Walleye are fish-eaters, preferring deeper waters of lakes and large rivers, moving to shallow flats to feed during darker hours.

When fishing lakes, start with shad imitations or chartreuse colored crankbaits along shorelines and points during low light conditions. Keep the lure close to the bottom. Although 6- to 8-pound test line works, many prefer line in the 10- to 12-pound range. Once fish are found switch to a lead head jig dressed with a twister tail or live bait to cover the area more efficiently.

The large, opaque eyes of a walleye are efficient at gathering light. They tend to retreat to deep, dark water during the day and move into shallower areas (5-10 feet) to feed at night. Walleye tend to prefer rock or gravel bottoms, drop off areas and points. Standing timber areas in reservoirs can be a good place to fish for walleye in midsummer.

Crank baits and jigs with twister tails can be successful walleye lures in rivers.

A hook with a night crawler or minnow suspended below a float and drifted in the current can be productive as well. Concentrate your efforts in slack water areas. Walleye will often feed right on the edge between slow water and swift current.

Walleye fishing in tailwaters below dams depends greatly on the amount of water being discharged. Tailwater fishing usually begins the earliest and can be excellent from the end of February to early May. When flows from the reservoirs are high, fish migrate upstream toward the dam. Some walleye are also flushed from the reservoir and hang below the dam. Reservoir tailwaters provide ample shore-fishing areas.

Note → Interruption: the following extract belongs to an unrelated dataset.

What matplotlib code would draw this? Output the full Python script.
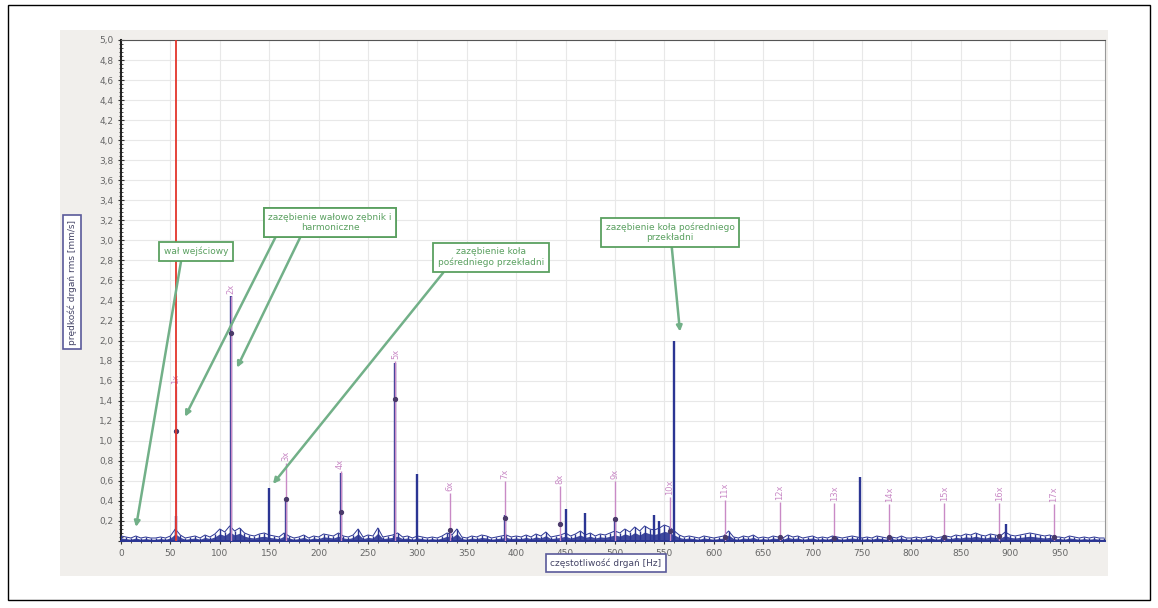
import numpy as np
import matplotlib
matplotlib.use("Agg")
import matplotlib.pyplot as plt
from matplotlib.patches import Rectangle
from matplotlib.ticker import MultipleLocator, FuncFormatter

# noise floor of the spectrum, one value every 5 Hz (0..995 Hz)
noise_step = 5.0
noise = [
    0.05, 0.04, 0.03, 0.05, 0.03, 0.04, 0.03, 0.03, 0.04, 0.03,
    0.05, 0.12, 0.06, 0.03, 0.04, 0.05, 0.03, 0.06, 0.04, 0.07,
    0.12, 0.09, 0.15, 0.10, 0.13, 0.08, 0.06, 0.05, 0.07, 0.08,
    0.06, 0.05, 0.04, 0.08, 0.05, 0.03, 0.04, 0.06, 0.03, 0.05,
    0.04, 0.07, 0.06, 0.05, 0.08, 0.05, 0.04, 0.06, 0.12, 0.04,
    0.06, 0.05, 0.13, 0.04, 0.05, 0.06, 0.08, 0.04, 0.05, 0.03,
    0.05, 0.04, 0.03, 0.04, 0.03, 0.05, 0.08, 0.06, 0.12, 0.04,
    0.03, 0.05, 0.04, 0.06, 0.05, 0.03, 0.04, 0.05, 0.06, 0.04,
    0.05, 0.04, 0.06, 0.04, 0.07, 0.05, 0.09, 0.04, 0.05, 0.06,
    0.08, 0.05, 0.07, 0.10, 0.06, 0.08, 0.05, 0.07, 0.06, 0.08,
    0.10, 0.08, 0.12, 0.09, 0.14, 0.10, 0.15, 0.12, 0.11, 0.13,
    0.16, 0.14, 0.10, 0.06, 0.04, 0.05, 0.04, 0.03, 0.05, 0.04,
    0.03, 0.04, 0.05, 0.10, 0.04, 0.03, 0.05, 0.04, 0.06, 0.03,
    0.04, 0.03, 0.05, 0.04, 0.03, 0.06, 0.04, 0.05, 0.03, 0.04,
    0.05, 0.03, 0.04, 0.03, 0.05, 0.04, 0.03, 0.04, 0.05, 0.04,
    0.03, 0.04, 0.03, 0.05, 0.04, 0.03, 0.04, 0.03, 0.05, 0.03,
    0.03, 0.04, 0.03, 0.04, 0.05, 0.03, 0.04, 0.05, 0.04, 0.06,
    0.05, 0.07, 0.06, 0.08, 0.06, 0.05, 0.07, 0.06, 0.05, 0.09,
    0.06, 0.05, 0.06, 0.07, 0.08, 0.07, 0.06, 0.05, 0.06, 0.04,
    0.04, 0.03, 0.05, 0.04, 0.03, 0.04, 0.03, 0.04, 0.03, 0.03,
]

# discrete spectral lines
peak_freq = [55.6, 111.1, 150.0, 166.7, 222.2, 277.8, 300.0, 333.3, 388.9,
             450.0, 470.0, 500.0, 540.0, 545.0, 560.0, 748.0, 896.0]
peak_amp = [0.25, 2.45, 0.53, 0.42, 0.68, 1.78, 0.67, 0.12, 0.26,
            0.32, 0.28, 0.22, 0.26, 0.20, 2.00, 0.64, 0.17]

# harmonic cursors of the input shaft
harm_labels = ["1x", "2x", "3x", "4x", "5x", "6x", "7x", "8x", "9x", "10x",
               "11x", "12x", "13x", "14x", "15x", "16x", "17x"]
harm_freq = [55.6, 111.1, 166.7, 222.2, 277.8, 333.3, 388.9, 444.4, 500.0,
             555.6, 611.1, 666.7, 722.2, 777.8, 833.3, 888.9, 944.4]
harm_top = [1.55, 2.45, 0.78, 0.70, 1.80, 0.48, 0.60, 0.55, 0.60, 0.44,
            0.41, 0.39, 0.38, 0.37, 0.38, 0.38, 0.37]
harm_dot = [1.10, 2.08, 0.42, 0.29, 1.42, 0.11, 0.23, 0.17, 0.22, 0.10,
            0.04, 0.04, 0.03, 0.04, 0.04, 0.05, 0.04]

cursor_freq = 55.6

# text boxes: label, text position, arrow targets, arrow start on box
notes = [
    ("wał wejściowy", (76, 2.89), [((15.2, 0.14), (0.28, 0.0))]),
    ("zazębienie wałowo zębnik i\nharmoniczne", (211.5, 3.18),
     [((64.8, 1.24), (0.08, 0.0)), ((117.4, 1.73), (0.28, 0.0))]),
    ("zazębienie koła\npośredniego przekładni", (374.5, 2.83),
     [((153.8, 0.57), (0.09, 0.0))]),
    ("zazębienie koła pośredniego\nprzekładni", (555.7, 3.08),
     [((565.8, 2.09), (0.51, 0.0))]),
]

blue = "#2b3593"
pink = "#c98ac6"
green = "#5aa060"
arrow_green = "#72b088"

fig = plt.figure(figsize=(11.58, 6.08), dpi=100)
fig.patch.set_facecolor("white")

# outer frame and grey panel behind the chart
fig.add_artist(Rectangle((8 / 1158, 1 - 600 / 608), 1142 / 1158, 595 / 608,
                         transform=fig.transFigure, fill=False,
                         edgecolor="black", lw=1.0))
fig.add_artist(Rectangle((60 / 1158, 1 - 576 / 608), 1048 / 1158, 546 / 608,
                         transform=fig.transFigure, facecolor="#f1efec",
                         edgecolor="none", zorder=0))

ax = fig.add_axes([121 / 1158, 1 - 541 / 608, 984 / 1158, 501 / 608])
ax.set_facecolor("white")
ax.set_zorder(1)

f = np.arange(len(noise)) * noise_step
ax.fill_between(f, 0, np.array(noise) * 0.6, color=blue, lw=0, alpha=0.9, zorder=3)
ax.vlines(f, 0, noise, color=blue, lw=1.0, zorder=3)
ax.plot(f, noise, color=blue, lw=0.7, zorder=3)
ax.vlines(peak_freq, 0, peak_amp, color=blue, lw=1.7, zorder=4)

# harmonic markers
ax.vlines(harm_freq, 0, harm_top, color=pink, lw=1.0, zorder=5)
ax.plot(harm_freq, harm_dot, "o", color="#4a3a6a", ms=2.8, zorder=6)
for lab, hx, ht in zip(harm_labels, harm_freq, harm_top):
    ax.text(hx, ht + 0.02, lab, rotation=90, ha="center", va="bottom",
            fontsize=6, color=pink, zorder=6)

ax.axvline(cursor_freq, color="#e3352b", lw=1.3, zorder=7)

for text, pos, arrows in notes:
    for target, rel in arrows:
        ax.annotate(text, xy=target, xytext=pos, ha="center", va="center",
                    fontsize=6.5, color=green, zorder=8,
                    bbox=dict(boxstyle="square,pad=0.5", fc="white",
                              ec=green, lw=1.3),
                    arrowprops=dict(arrowstyle="-|>,head_length=0.5,head_width=0.25",
                                    color=arrow_green, lw=1.8,
                                    relpos=rel, shrinkA=0, shrinkB=0))

ax.set_xlim(0, 996)
ax.set_ylim(0, 5.0)
ax.xaxis.set_major_locator(MultipleLocator(50))
ax.xaxis.set_minor_locator(MultipleLocator(10))
ax.yaxis.set_major_locator(MultipleLocator(0.2))
ax.yaxis.set_minor_locator(MultipleLocator(0.04))
ax.xaxis.set_major_formatter(FuncFormatter(lambda v, p: f"{v:.0f}" if v < 960 else ""))
ax.yaxis.set_major_formatter(
    FuncFormatter(lambda v, p: "" if v < 0.1 else f"{v:.1f}".replace(".", ",")))
ax.tick_params(axis="both", which="major", labelsize=6.5, labelcolor="#666666",
               color="#333333", length=4, width=0.8, direction="inout")
ax.tick_params(axis="both", which="minor", color="#333333", length=2.5,
               width=0.6, direction="inout")
ax.grid(True, which="major", color="#e8e8e8", lw=0.8, zorder=0)
ax.set_axisbelow(True)

ax.spines["left"].set_color("#222222")
ax.spines["left"].set_linewidth(1.5)
ax.spines["bottom"].set_color(blue)
ax.spines["bottom"].set_linewidth(1.4)
ax.spines["top"].set_color("#555555")
ax.spines["right"].set_color("#999999")

# axis titles in framed boxes
fig.text(606 / 1158, 1 - 563 / 608, "częstotliwość drgań [Hz]", ha="center",
         va="center", fontsize=6.5, color="#444466", zorder=10,
         bbox=dict(boxstyle="square,pad=0.45", fc="white", ec="#5a5a9a", lw=1.2))
fig.text(72 / 1158, 1 - 282 / 608, "prędkość drgań rms [mm/s]", ha="center",
         va="center", rotation=90, fontsize=6.5, color="#444466", zorder=10,
         bbox=dict(boxstyle="square,pad=0.45", fc="white", ec="#5a5a9a", lw=1.2))

fig.savefig("out.png", dpi=100)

Since walleye natural reproduction is limited in Indiana, the DNR stocks walleye or in a few cases, hybrid walleye. The hybrid walleye is a cross between a female walleye and a male sauger, commonly called a saugeye. The hybrids are stocked in Sullivan Lake (Sullivan County), Huntingburg Lake (Dubois County) and Glenn Flint Lake (Putnam County), where they survive and grow better than the walleye, which prefers clearer and cooler waters.